Robert Lee Taylor was tried and convicted in the Recorder's Court of the City of Atlanta for a violation of a municipal ordinance. He applied for writ of certiorari to the Superior Court of Fulton County, and, upon hearing, the certiorari was dismissed for the reason stated in the headnote. This rule of law was first applied in a civil case (Southern Express Company v. Wheeler, 72 Ga. 210), and followed in Foley & William Mfg. Co. v. Bell, 4 Ga. App. 447 (61 S. E. 856); American National Insurance Co. v. Jordan, 26 Ga. App. 320 (105 S. E. 852); Harwell v. Marshall, 125 Ga. 451 (54 S. E. 93). The rule has also been applied in the following criminal cases: Darby v. City of Atlanta, supra, Duncan v. City of Atlanta, supra, Chiles v. City of Atlanta, supra, Garrett v. City of Atlanta, supra, and Mantovani v. City of Atlanta, supra. It is argued by counsel for the defendant in error that while this rule is reasonable and necessary in civil cases where the bond, under Code 19-206 is conditioned to pay the adverse party in the cause the eventual condemnation money and costs, it is not reasonable or necessary in criminal cases where, under Code 19-214, the defendant is required to make bond "in amount and with security acceptable to and to be approved by the clerk, judge or majority of the commissioners, as the case may be, conditioned that the defendant will personally appear and abide the final judgment, order or sentence upon him in said case," and where, as here, the bond and security were in fact accepted by the clerk so that the provisions of the Code section should be deemed to have been complied with.
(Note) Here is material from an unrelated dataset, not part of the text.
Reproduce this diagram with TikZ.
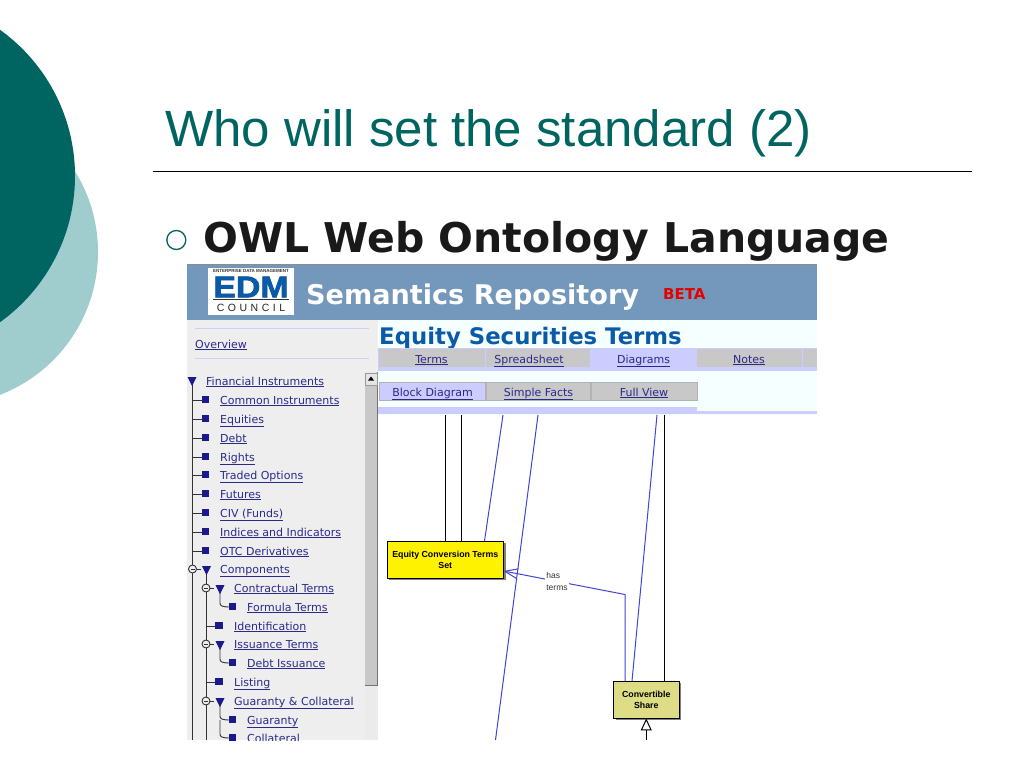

The same distinction was urged in the Darby case, and, had it been a case of first impression, this court might well have felt justified in refusing to follow the precedents of the civil cases. However, the courts have over a period of time uniformly held that, both as to civil and criminal cases, it is necessary for the power of attorney to affirmatively appear where the names of either the principal or security upon the certiorari bond are signed by third parties as agent or attorney in fact for the parties thereto, and this court is constrained by prior decisions. In view of the stringency of this rule, it would appear that the better practice would be the use of such printed certiorari bond forms as contain a printed power of attorney form in connection therewith.
J. C. Savage, J. C. Murphy, J. M. B. Bloodworth, John E. Feagin, Henry L. Bowden, contra.
Isaac M. Wengrow, for plaintiff in error.
DECIDED SEPTEMBER 21, 1951. REHEARING DENIED OCTOBER 15, 1951.